During my dump net zero roadshow, the Paris Agreement turned 10 years old. The Paris Agreement included a vague aspiration to a “net zero” like goal. Paris kickstarted the campaign, which culminated in most countries committing to net zero at the Glasgow climate conference in 2021.
Since the “world” signed up to net zero, annual global greenhouse gas emissions have increased by 5 billion tonnes. This increase is more than 10 times what Australia emits in total every year. And, this data is only up to 2023 as there is a lag in reporting the data for most countries.
Australia has reduced its carbon emissions by 28 per cent since 2005, but this has done nothing to help the environment, given that other countries are increasing their emissions by so much. In truth, Australia’s reductions are not what they seem.
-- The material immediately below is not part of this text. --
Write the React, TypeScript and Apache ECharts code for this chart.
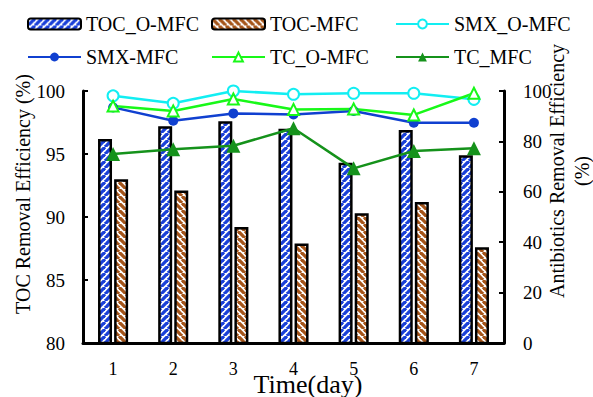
import React, { useEffect, useRef } from "react";
import * as echarts from "echarts";

const categories = ["1", "2", "3", "4", "5", "6", "7"];
const tocOMfc = [96.2, 97.2, 97.6, 97.0, 94.3, 96.9, 94.9];
const tocMfc = [93.0, 92.1, 89.2, 87.9, 90.3, 91.2, 87.6];
const smxOMfc = [98.1, 95.1, 100, 98.7, 99.1, 99.1, 96.7];
const smxMfc = [93.5, 88.2, 91.1, 90.7, 92.1, 87.4, 87.4];
const tcOMfc = [94.0, 92.1, 96.8, 92.7, 92.9, 90.5, 99.1];
const tcMfc = [75.0, 76.9, 78.3, 85.2, 69.3, 76.2, 77.3];

const FONT = "Liberation Serif";

function makeStripe(color: string, dir: "/" | "\\") {
  const c = document.createElement("canvas");
  const s = 7;
  c.width = s;
  c.height = s;
  const ctx = c.getContext("2d")!;
  ctx.fillStyle = "#ffffff";
  ctx.fillRect(0, 0, s, s);
  ctx.strokeStyle = color;
  ctx.lineWidth = 3.3;
  for (const k of [-s, 0, s]) {
    ctx.beginPath();
    if (dir === "/") {
      ctx.moveTo(k, s);
      ctx.lineTo(k + s, 0);
    } else {
      ctx.moveTo(k, 0);
      ctx.lineTo(k + s, s);
    }
    ctx.stroke();
  }
  return c;
}

export default function App() {
  const ref = useRef<HTMLDivElement>(null);
  useEffect(() => {
    if (!ref.current) return;
    const chart = echarts.init(ref.current, null, { renderer: "svg" });
    const bluePat = { image: makeStripe("#1a40d8", "/"), repeat: "repeat" };
    const brownPat = { image: makeStripe("#a5551a", "\\"), repeat: "repeat" };
    const legendBase = {
      orient: "vertical",
      top: 9,
      itemWidth: 53,
      itemHeight: 11,
      itemGap: 13,
      textStyle: { fontFamily: FONT, fontSize: 20, color: "#000", lineHeight: 20 },
    };
    const axisLabel = { fontFamily: FONT, fontSize: 19, color: "#000" };
    chart.setOption({
      animation: false,
      backgroundColor: "#fff",
      textStyle: { fontFamily: FONT },
      grid: { left: 83, right: 89, top: 91, bottom: 54 },
      legend: [
        { ...legendBase, left: 22, data: ["TOC_O-MFC", "SMX-MFC"] },
        { ...legendBase, left: 206, data: ["TOC-MFC", "TC_O-MFC"] },
        { ...legendBase, left: 390, data: ["SMX_O-MFC", "TC_MFC"] },
      ],
      xAxis: {
        type: "category",
        data: categories,
        boundaryGap: true,
        axisLine: { lineStyle: { color: "#000", width: 3 } },
        axisTick: { inside: false, length: 6, lineStyle: { color: "#000", width: 2 } },
        axisLabel: { ...axisLabel, fontSize: 18, margin: 17 },
        splitLine: { show: false },
      },
      yAxis: [
        {
          type: "value",
          min: 80,
          max: 100,
          interval: 5,
          axisLine: { show: true, lineStyle: { color: "#000", width: 3 } },
          axisTick: { show: true, inside: true, length: 5, lineStyle: { color: "#000", width: 2 } },
          axisLabel: { ...axisLabel, margin: 18 },
          splitLine: { show: false },
        },
        {
          type: "value",
          min: 0,
          max: 100,
          interval: 20,
          position: "right",
          axisLine: { show: true, lineStyle: { color: "#000", width: 3 } },
          axisTick: { show: true, inside: true, length: 5, lineStyle: { color: "#000", width: 2 } },
          axisLabel: { ...axisLabel, margin: 19 },
          splitLine: { show: false },
        },
      ],
      graphic: [
        {
          type: "text",
          x: 308,
          y: 384,
          style: {
            text: "Time(day)",
            font: `26px ${FONT}`,
            fill: "#000",
            textAlign: "center",
            textVerticalAlign: "middle",
          },
        },
        {
          type: "text",
          x: 23,
          y: 194,
          rotation: Math.PI / 2,
          style: {
            text: "TOC Removal Efficiency (%)",
            font: `20px ${FONT}`,
            fill: "#000",
            textAlign: "center",
            textVerticalAlign: "middle",
          },
        },
        {
          type: "text",
          x: 569,
          y: 171,
          rotation: Math.PI / 2,
          style: {
            text: "Antibiotics Removal Efficiency\n(%)",
            font: `20px ${FONT}`,
            lineHeight: 25,
            fill: "#000",
            textAlign: "center",
            textVerticalAlign: "middle",
          },
        },
      ],
      series: [
        {
          name: "TOC_O-MFC",
          type: "bar",
          data: tocOMfc,
          barWidth: 14,
          barGap: "15%",
          itemStyle: { color: bluePat, borderColor: "#000", borderWidth: 2.5 },
        },
        {
          name: "TOC-MFC",
          type: "bar",
          data: tocMfc,
          barWidth: 14,
          barGap: "15%",
          itemStyle: { color: brownPat, borderColor: "#000", borderWidth: 2.5 },
        },
        {
          name: "SMX_O-MFC",
          type: "line",
          yAxisIndex: 1,
          data: smxOMfc,
          symbol: "emptyCircle",
          symbolSize: 11,
          lineStyle: { color: "#12eef2", width: 2.5 },
          itemStyle: { color: "#12eef2", borderWidth: 2 },
          z: 5,
        },
        {
          name: "SMX-MFC",
          type: "line",
          yAxisIndex: 1,
          data: smxMfc,
          symbol: "circle",
          symbolSize: 10,
          lineStyle: { color: "#1040d0", width: 2.5 },
          itemStyle: { color: "#1040d0" },
          z: 5,
        },
        {
          name: "TC_O-MFC",
          type: "line",
          yAxisIndex: 1,
          data: tcOMfc,
          symbol: "emptyTriangle",
          symbolSize: 11,
          lineStyle: { color: "#18f818", width: 2.5 },
          itemStyle: { color: "#18f818", borderWidth: 2 },
          z: 5,
        },
        {
          name: "TC_MFC",
          type: "line",
          yAxisIndex: 1,
          data: tcMfc,
          symbol: "triangle",
          symbolSize: 14,
          lineStyle: { color: "#15921b", width: 2.5 },
          itemStyle: { color: "#15921b" },
          z: 5,
        },
      ],
    });
    return () => chart.dispose();
  }, []);
  return <div ref={ref} style={{ width: 593, height: 397, position: "absolute", left: 0, top: 0 }} />;
}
We have not reduced our emissions in energy use, for industrial purposes or agriculture. The only category of emissions that have gone down is what is called Land Use, Land Use Change and Forestry – or LULUCF in the jargon of international carbon accounting.
What is LULUCF? The land use category involves the conversion of land to what is called forest. The idea is that the trees that grow help capture carbon dioxide and thus lower the temperature of the globe. It sounds nice in theory.
In reality, what happens is that rich investors, often financed by banks, buy up large tracts of farming land. They then kick off anything productive – cattle, crops and workers, and the land is left to go back to the wild. The result is not pristine forests but unmanaged scrub that becomes a hotel for pests and weeds to invade.
This does not save the planet, but it does destroy the local environment and farming economies. When the cattle leave, so do the jackeroos, the truck drivers and even the local shops and cafes are hurt because there are fewer people in town.
The only people that benefit are the investors and banks who resell these “carbon credits” to large corporate businesses who like to pretend they do good things. More than 90 per cent of Australia’s carbon emissions reductions have come from this carbon credit scam.
ABARES (the Australian Government’s agricultural advisory body) estimates that converting 1 hectare of Australian farming land to carbon projects saves about 5 to 21 tonnes of carbon dioxide per year.
If you are flying somewhere this holiday season, you might see the box that you can tick when you book a flight. On Qantas its called their “Voluntary Carbon Program”.
If you are to fly business class with your spouse to London, you would generate about 16 tonnes of carbon dioxide. So to offset that amount using the ABARES figures above, you would need to take out around a hectare of land from farming production for a year.
This might make the rich among us feel good, but it does nothing for our environment or our economy. Australia has already lost 7.2 million hectares of land to this crazy process, which is more than the size of Tasmania.
This is just for starters. As the Federal Government’s carbon reduction program, the Safeguard Mechanism, kicks in, more Australian miners and manufacturers will be forced to buy up farming land to “save the planet”.
In Western Australia, I heard about how one of Australia’s largest gas companies, Woodside, has recently bought $200 million worth of good farming land to offset its carbon emissions. The CEO of WA Farmers, Trevor Whittington, estimates that this land could feed 100,000 people, and in his words, Woodside is “sterilising” good farming country.
The net zero agenda has completely lost the plot when we are reducing the ability to feed people in a futile attempt to control the temperature of the globe. It is time for the net zero era to be closed, and we just return to an era of common sense.